Does Libya Video Finally Reveal How to Spell Qaddafi’sKhadafy’s Gadhafi’s Name?

Hint: It has a "t."

The once widely feared Libyan dictator Gadhafi is on the way out, but are we just now learning how to spell his name?

There have been many options over the years. ABC News came up with 112 ways to spell Gadhafi, and it was a featured subject in an episode of the West Wing. The Associated Press tackled the subject back in March:

Qaddafi, Qazzafi, Qadhdhafi, Qaththafi, Gadhdhafi, Khadafy?

[...]

Read about the unrest in Libya and you might wonder: The man has been in power for 41 years, can’t anyone spell his name? For a leader so notoriously mercurial, perhaps it‘s fitting no one can pin down Moammar Gadhafi’s last name using the English alphabet. It’s not just media organizations, even official Libyan government documents vary widely in rendering his name in Latin letters.
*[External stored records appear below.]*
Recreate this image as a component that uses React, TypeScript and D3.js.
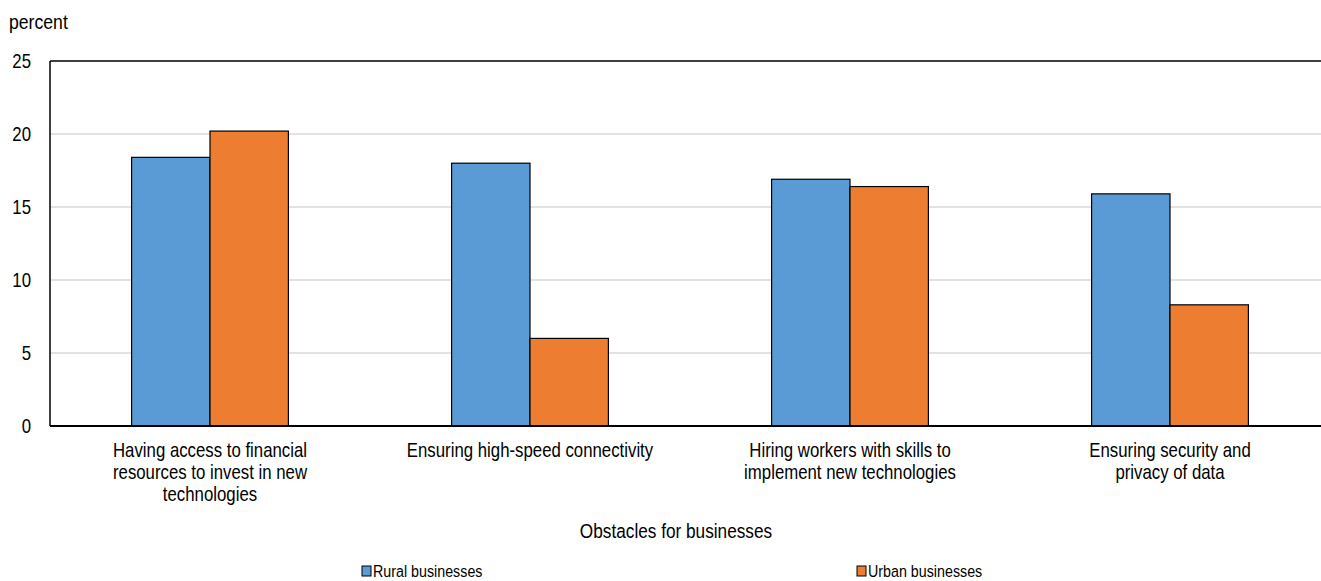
import React from "react";
import * as d3 from "d3";

const categories = [
  "Having access to financial\nresources to invest in new\ntechnologies",
  "Ensuring high-speed connectivity",
  "Hiring workers with skills to\nimplement new technologies",
  "Ensuring security and\nprivacy of data",
];
const seriesNames = ["Rural businesses", "Urban businesses"];
const rural = [18.4, 18.0, 16.9, 15.9];
const urban = [20.2, 6.0, 16.4, 8.3];
const yTicks = [0, 5, 10, 15, 20, 25];
const colors = ["#5B9BD5", "#ED7D31"];

const W = 1321;
const H = 581;
const FONT = "'Liberation Sans', Arial, sans-serif";
const SX = 0.84;

function NText(props: {
  x: number;
  y: number;
  size: number;
  anchor?: "start" | "middle" | "end";
  dy?: string;
  lines: string[];
  lh?: number;
}) {
  const { x, y, size, anchor = "start", dy, lines, lh = 22 } = props;
  return (
    <g transform={`translate(${x},${y}) scale(${SX},1)`}>
      <text x={0} y={0} textAnchor={anchor} fontSize={size} fill="#000" fontFamily={FONT}>
        {lines.map((ln, li) => (
          <tspan key={li} x={0} dy={li === 0 ? dy || 0 : lh}>
            {ln}
          </tspan>
        ))}
      </text>
    </g>
  );
}

export default function App() {
  const left = 50;
  const top = 61;
  const bottom = 426;
  const x = d3
    .scaleBand<number>()
    .domain(categories.map((_, i) => i))
    .range([left, 1330])
    .paddingInner(0.51)
    .paddingOuter(0.255);
  const sub = d3
    .scaleBand<number>()
    .domain([0, 1])
    .range([0, x.bandwidth()]);
  const y = d3.scaleLinear().domain([0, 25]).range([bottom, top]);
  const series = [rural, urban];

  return (
    <div style={{ position: "absolute", left: 0, top: 0 }}>
      <svg width={W} height={H} style={{ display: "block", background: "#fff" }}>
        <NText x={9} y={29} size={21} lines={["percent"]} />
        {yTicks.map((t) =>
          t > 0 && t < 25 ? (
            <line key={"g" + t} x1={left} x2={W} y1={y(t)} y2={y(t)} stroke="#d9d9d9" strokeWidth={1.5} />
          ) : null
        )}
        {yTicks.map((t) => (
          <NText key={"t" + t} x={31} y={y(t)} dy="0.36em" anchor="end" size={20} lines={[String(t)]} />
        ))}
        {series.map((vals, si) =>
          vals.map((v, ci) => (
            <rect
              key={si + "-" + ci}
              x={(x(ci) as number) + (sub(si) as number)}
              y={y(v)}
              width={sub.bandwidth()}
              height={y(0) - y(v)}
              fill={colors[si]}
              stroke="#000"
              strokeWidth={1.2}
            />
          ))
        )}
        <line x1={left} x2={W} y1={top} y2={top} stroke="#404040" strokeWidth={2} />
        <line x1={left} x2={left} y1={top} y2={bottom} stroke="#000" strokeWidth={1.5} />
        <line x1={left} x2={W} y1={bottom} y2={bottom} stroke="#000" strokeWidth={2} />
        {categories.map((c, ci) => (
          <NText
            key={"c" + ci}
            x={(x(ci) as number) + x.bandwidth() / 2}
            y={457}
            anchor="middle"
            size={20}
            lines={c.split("\n")}
            lh={22}
          />
        ))}
        <NText x={676} y={538} anchor="middle" size={20.5} lines={["Obstacles for businesses"]} />
        {seriesNames.map((n, i) => {
          const lx = i === 0 ? 362 : 857;
          return (
            <g key={"l" + i}>
              <rect x={lx} y={566} width={9} height={10} fill={colors[i]} stroke="#000" strokeWidth={1} />
              <NText x={lx + 11} y={577} size={17} lines={[n]} />
            </g>
          );
        })}
      </svg>
    </div>
  );
}
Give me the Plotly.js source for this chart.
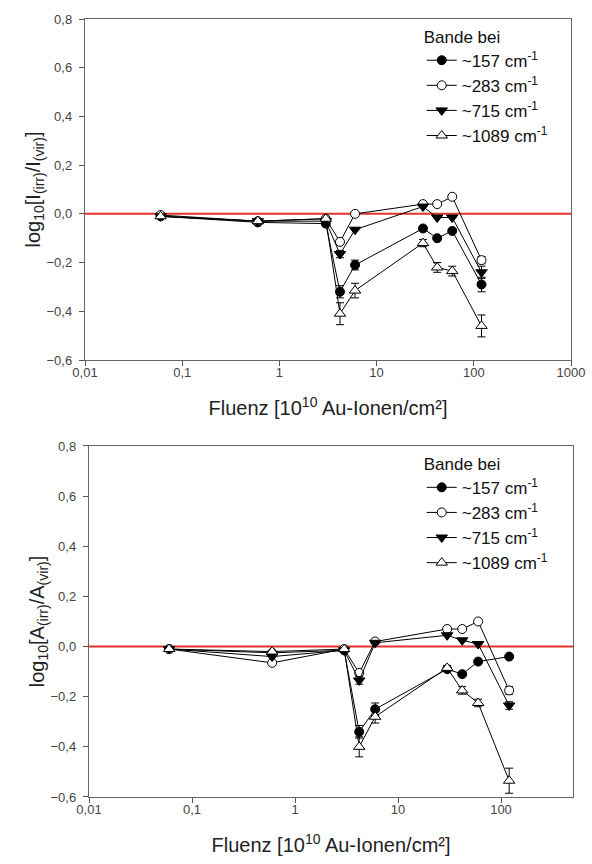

The Associated Press goes with Gadhafi. Why? It has to do with pronunciation — along with a series of letters the Libyan leader sent to American schoolchildren more than 25 years ago.

Still, questions linger.

Now The Atlantic is reporting on what could be an end to this enduring spelling mystery:

"As Libyans flood Muammar Qaddafi's Bab al-Aziziya military compound in Tripoli, they're making a number of interesting finds. Most recent is what appears to be the diplomatic passport of eldest son Mohammed Qaddafi. Video of someone leafing through the passport reveals an interesting discovery: the spelling of Qaddafi's name."

And the winner is (drumroll)..... "Qathafi."

Turns out the correct answer was one of the least used spellings of the dictator's name.

Some will argue that transliteration is an imperfect science, but we at the Blaze think that the way a person spells their own name pretty much settles it. Unless, of course, father and son Qathafi spelled it differently, which would take us back to square one.